As a U.S. foreign student (on an F-1 or M-1 visa), your right to remain in the U.S. depends on your maintaining your student immigration status throughout your studies.
That means abiding by all of the rules of your student status, for example, going to school as expected and getting approval from your designated school official (DSO) before pursuing any changes in your overall plan. A DSO at your school can help you to ensure that you continue to maintain your legal status while you attend a Student and Exchange Visitor Program (SEVP)-certified school.
Many students break the rules and lose their student status by reducing their course load below full-time study without permission from the DSO (or just dropping out altogether), working without permission, or switching schools or programs without advising the DSO or U.S. Citizenship and Immigration Services (USCIS). You will also violate your status if you give false information to USCIS or are convicted of a serious crime.
Unfortunately, one violation tends to lead to another. For example, if your expected completion date as shown on your Form I-20 passes by and you don’t notice, and you continue working at your on-campus job, you will technically be working without authorization—on top of having overstayed your student status. In fact, any employment becomes unauthorized as soon as you fall out of student status. This compounding of violations can create problems because each violation may have separate legal consequences.
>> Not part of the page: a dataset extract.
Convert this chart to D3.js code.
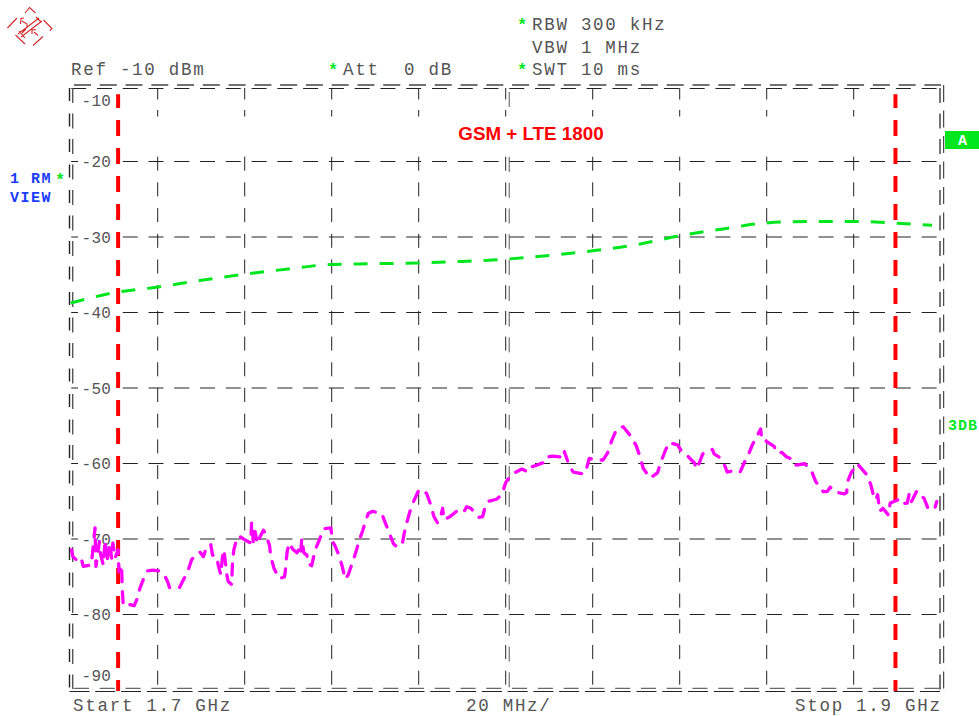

When in doubt about whether something you are planning to do will be a violation of your visa or student status, talk to your DSO. It is especially important to talk issues over with the DSO before you take action, because once you have violated your status, the DSO must report the violation on the Student and Exchange Visitor Information System (SEVIS).
If you violate these rules, you will be considered to “fall out of status.” The consequence of this is that your right to remain in the U.S. goes away instantly.
What’s more, if you brought along a spouse or children on F-2 or M-2 visas, they too will lose their right to be in the United States. You and your family could be deported and your unlawful stay in the U.S. entered onto your permanent immigration records.
USCIS does not expect you to drag yourself to school if you come down with a serious illness or injury that prevents you from attending class. If this happens, talk to your DSO so that he or she understands the situation and can authorize a reduced course load of study through SEVIS. As soon as you are fully recovered, you are expected to resume a full-time course load.
If your illness prevents you from completing your studies by the date on your I-20, you will need to apply for an extension of time.
Most foreign students do not have to worry about school vacations or exams breaking their status. For F-1 students, as long as your course of study extends into the next school term and your program does not require coursework during school vacations, scheduled school vacations (summer included) are not considered to break your full-time course of study or to violate your visa status.
F-1 students whose school follows a quarter or a trimester calendar can shift their summer vacation to another season, so long as they study for a whole academic year first. Exam periods (when the school gives you a short period of time away from classes to study for exams) are similarly not considered to break your F-1 status.
If you are an M-1 student, exam periods and short vacations will not break your status. However, M-1 students are eligible for a summer vacation only if they have completed an academic year prior to that summer and are eligible and intend to register at the same school after the summer vacation. In addition, you will maintain your M-1 status while taking a vacation only if vocational students at your school normally take a summer vacation. If, for example, your vocational program is only 12 weeks long, it is unlikely to include a summer vacation.